Ödeme Kolaylığı (Yapılandırma) ise; Mükellefin tahakkuk etmiş borcuna kaydedilmiş ancak çeşitli nedenlerle zamanında ödenememiş vergi aslına (ana parasına) uygulanan gecikme faizleriyle birlikte ciddi rakamlara ulaşan vergilerin, biriken gecikme faizlerinin silinmesi veya gecikme faizlerinde ciddi indirimler yapılarak (enflasyon seviyesinde) ödenmesi gereken rakamın yeniden yapılandırılıp (18 ay veya 24 ay gibi) taksitler halinde tahsiline imkân sağlanmasıdır.

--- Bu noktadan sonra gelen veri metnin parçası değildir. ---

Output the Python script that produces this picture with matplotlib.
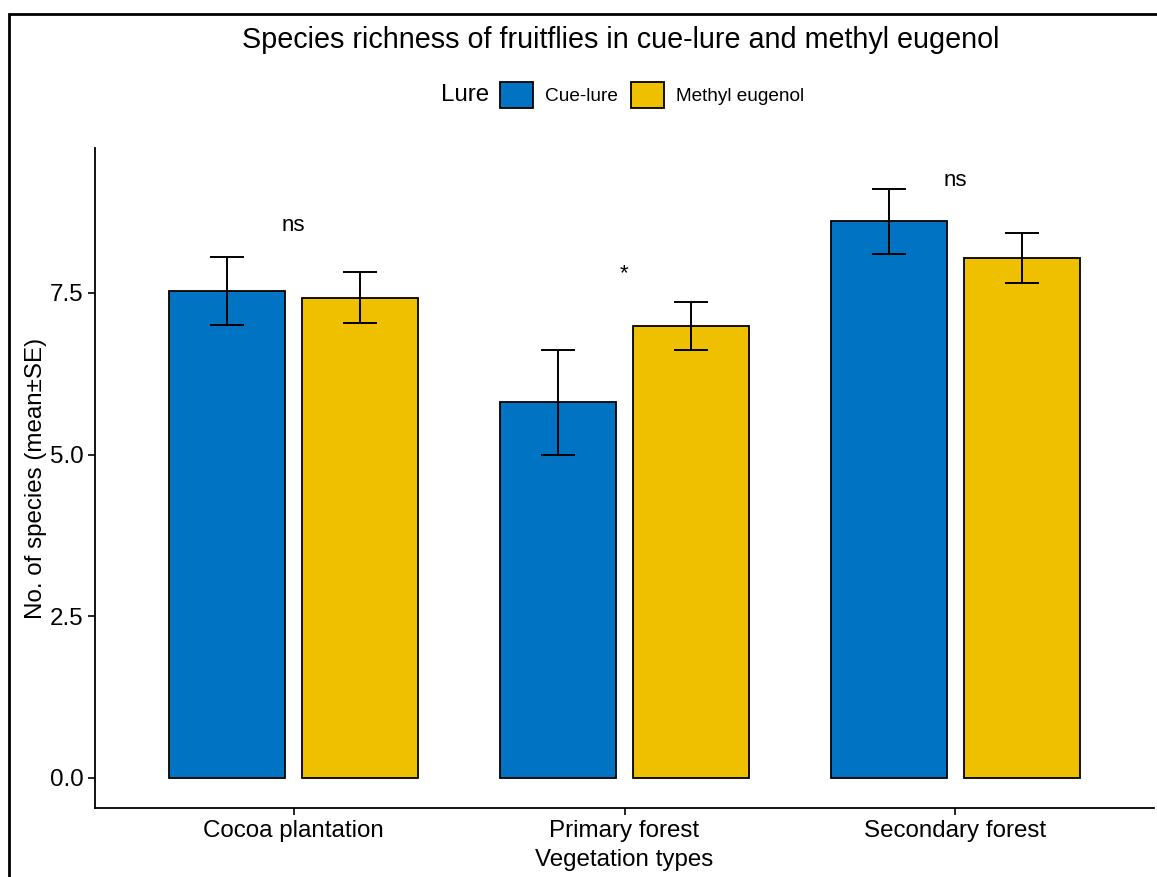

Bilindiği üzere son günlerde Maliye Bakanlığı ve hükümet tarafından yapılan açıklamalara göre en geç 2010 yılı sonuna kadar yetiştirilmesi planlanan vergi ve prim borçlarıyla ilgili yeniden yapılandırma tasarısı hazırlık aşamasındadır. Bu tasarının son birkaç ay borcu olan mükellefleri kapsamayacağı, vergi asıllarını hiçbir şekilde kaldırmayacağı, hesaplanacak faiz tutarının da enflasyon rakamlarının altında olmayacağı kesindir ve bu hususlar yapılandırmayı bekleyenler tarafından da bilinmelidir.
Çünkü nasıl olsa yapılandırma çıkacak düşüncesi ile üç beş aylık birikmiş borçlarını ödemeyenler veya vadesi gelecek vergi ve prim borçlarını da bu sebeple ödemeyi geciktirecekler bilmelidir ki, kısa vadedeki bu borçlarından dolayı yapılandırmadan faydalanmaları mümkün değildir.
Getirilecek bu yeni düzenleme, biriken vergi borçlarının gecikme faizlerinde ciddi indirimler yaparak yeniden yapılandırılması, taksitlendirilmesi amaçlanmış bir ödeme kolaylığıdır.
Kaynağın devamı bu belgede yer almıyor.